/---
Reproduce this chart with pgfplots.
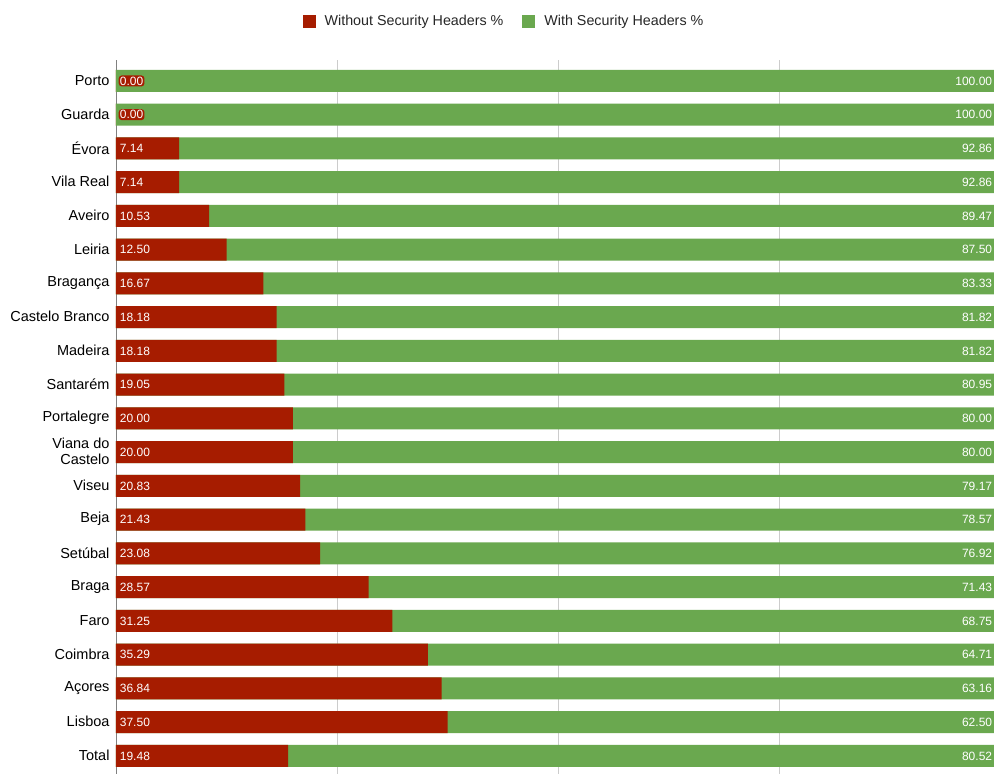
\documentclass[border=0pt]{standalone}
\usepackage{pgfplots}
\usepackage{pgfplotstable}
\pgfplotsset{compat=1.18}
\usepackage{fontspec}
\setmainfont{Liberation Sans}
\definecolor{gred}{HTML}{A61C00}
\definecolor{ggreen}{HTML}{6AA84F}
\pgfplotstableread{
y red green
0 0.00 100.00
1 0.00 100.00
2 7.14 92.86
3 7.14 92.86
4 10.53 89.47
5 12.50 87.50
6 16.67 83.33
7 18.18 81.82
8 18.18 81.82
9 19.05 80.95
10 20.00 80.00
11 20.00 80.00
12 20.83 79.17
13 21.43 78.57
14 23.08 76.92
15 28.57 71.43
16 31.25 68.75
17 35.29 64.71
18 36.84 63.16
19 37.50 62.50
20 19.48 80.52
}\data
\begin{document}
\begin{tikzpicture}
\begin{axis}[
  at={(116pt,-2.85pt)}, anchor=south west,
  scale only axis, width=884pt, height=716.85pt,
  xmin=0, xmax=100, ymin=-0.62, ymax=20.62,
  y dir=reverse,
  xtick={0,25,50,75,100}, xticklabels={},
  xmajorgrids, major grid style={draw=black!20, line width=0.9pt},
  ytick={0,...,20},
  yticklabels={Porto,Guarda,Évora,Vila Real,Aveiro,Leiria,Bragança,Castelo Branco,Madeira,Santarém,Portalegre,{Viana do\\Castelo},Viseu,Beja,Setúbal,Braga,Faro,Coimbra,Açores,Lisboa,Total},
  yticklabel style={font=\fontsize{14.5}{16}\selectfont, align=right, xshift=-3pt, yshift=0.6pt, text=black},
  major tick length=0pt,
  axis lines*=left,
  x axis line style={draw=none},
  y axis line style={draw=black!50, line width=0.9pt, -},
  legend columns=2,
  legend image code/.code={\fill[#1] (0pt,-6.5pt) rectangle (13pt,6.5pt);},
  legend style={at={(0.4389,1.0544)}, anchor=center, draw=none, fill=none,
    font=\fontsize{14.3}{16}\selectfont, text=black!85,
    /tikz/every odd column/.append style={column sep=7pt},
    /tikz/every even column/.append style={column sep=17pt}},
  legend cell align=left,
]
\addplot[xbar, bar width=22pt, bar shift=0pt, fill=ggreen, draw=none, forget plot] table[x expr=100, y=y] {\data};
\addplot[xbar, bar width=22pt, bar shift=0pt, fill=gred, draw=none, forget plot] table[x=red, y=y] {\data};
% labels of the red segments
\addplot[xbar, bar width=22pt, bar shift=0pt, draw=none, fill=none, forget plot,
  nodes near coords, point meta=explicit symbolic,
  every node near coord/.style={font=\fontsize{12}{12}\selectfont, text=white, anchor=west,
    fill=gred, rounded corners=3pt, inner sep=1.2pt, xshift=2.5pt}]
  table[x expr=0, y=y, meta=red] {\data};
% labels of the green segments
\addplot[xbar, bar width=22pt, bar shift=0pt, draw=none, fill=none, forget plot,
  nodes near coords, point meta=explicit symbolic,
  every node near coord/.style={font=\fontsize{12}{12}\selectfont, text=white, anchor=east,
    inner sep=1.2pt, xshift=-6.5pt}]
  table[x expr=100, y=y, meta=green] {\data};
\addlegendimage{fill=gred, draw=none}
\addlegendentry{Without Security Headers \%}
\addlegendimage{fill=ggreen, draw=none}
\addlegendentry{With Security Headers \%}
\end{axis}
\pgfresetboundingbox
\useasboundingbox (0pt,0pt) rectangle (994pt,774pt);
\end{tikzpicture}
\end{document}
\---
# TASK DETAILS
Retype each line of the listing above word for word. Exclude the pictures.

# THE RESPONSE
Reproduce this chart with pgfplots.
\documentclass[border=0pt]{standalone}
\usepackage{pgfplots}
\usepackage{pgfplotstable}
\pgfplotsset{compat=1.18}
\usepackage{fontspec}
\setmainfont{Liberation Sans}
\definecolor{gred}{HTML}{A61C00}
\definecolor{ggreen}{HTML}{6AA84F}
\pgfplotstableread{
y red green
0 0.00 100.00
1 0.00 100.00
2 7.14 92.86
3 7.14 92.86
4 10.53 89.47
5 12.50 87.50
6 16.67 83.33
7 18.18 81.82
8 18.18 81.82
9 19.05 80.95
10 20.00 80.00
11 20.00 80.00
12 20.83 79.17
13 21.43 78.57
14 23.08 76.92
15 28.57 71.43
16 31.25 68.75
17 35.29 64.71
18 36.84 63.16
19 37.50 62.50
20 19.48 80.52
}\data
\begin{document}
\begin{tikzpicture}
\begin{axis}[
  at={(116pt,-2.85pt)}, anchor=south west,
  scale only axis, width=884pt, height=716.85pt,
  xmin=0, xmax=100, ymin=-0.62, ymax=20.62,
  y dir=reverse,
  xtick={0,25,50,75,100}, xticklabels={},
  xmajorgrids, major grid style={draw=black!20, line width=0.9pt},
  ytick={0,...,20},
  yticklabels={Porto,Guarda,Évora,Vila Real,Aveiro,Leiria,Bragança,Castelo Branco,Madeira,Santarém,Portalegre,{Viana do\\Castelo},Viseu,Beja,Setúbal,Braga,Faro,Coimbra,Açores,Lisboa,Total},
  yticklabel style={font=\fontsize{14.5}{16}\selectfont, align=right, xshift=-3pt, yshift=0.6pt, text=black},
  major tick length=0pt,
  axis lines*=left,
  x axis line style={draw=none},
  y axis line style={draw=black!50, line width=0.9pt, -},
  legend columns=2,
  legend image code/.code={\fill[#1] (0pt,-6.5pt) rectangle (13pt,6.5pt);},
  legend style={at={(0.4389,1.0544)}, anchor=center, draw=none, fill=none,
    font=\fontsize{14.3}{16}\selectfont, text=black!85,
    /tikz/every odd column/.append style={column sep=7pt},
    /tikz/every even column/.append style={column sep=17pt}},
  legend cell align=left,
]
\addplot[xbar, bar width=22pt, bar shift=0pt, fill=ggreen, draw=none, forget plot] table[x expr=100, y=y] {\data};
\addplot[xbar, bar width=22pt, bar shift=0pt, fill=gred, draw=none, forget plot] table[x=red, y=y] {\data};
% labels of the red segments
\addplot[xbar, bar width=22pt, bar shift=0pt, draw=none, fill=none, forget plot,
  nodes near coords, point meta=explicit symbolic,
  every node near coord/.style={font=\fontsize{12}{12}\selectfont, text=white, anchor=west,
    fill=gred, rounded corners=3pt, inner sep=1.2pt, xshift=2.5pt}]
  table[x expr=0, y=y, meta=red] {\data};
% labels of the green segments
\addplot[xbar, bar width=22pt, bar shift=0pt, draw=none, fill=none, forget plot,
  nodes near coords, point meta=explicit symbolic,
  every node near coord/.style={font=\fontsize{12}{12}\selectfont, text=white, anchor=east,
    inner sep=1.2pt, xshift=-6.5pt}]
  table[x expr=100, y=y, meta=green] {\data};
\addlegendimage{fill=gred, draw=none}
\addlegendentry{Without Security Headers \%}
\addlegendimage{fill=ggreen, draw=none}
\addlegendentry{With Security Headers \%}
\end{axis}
\pgfresetboundingbox
\useasboundingbox (0pt,0pt) rectangle (994pt,774pt);
\end{tikzpicture}
\end{document}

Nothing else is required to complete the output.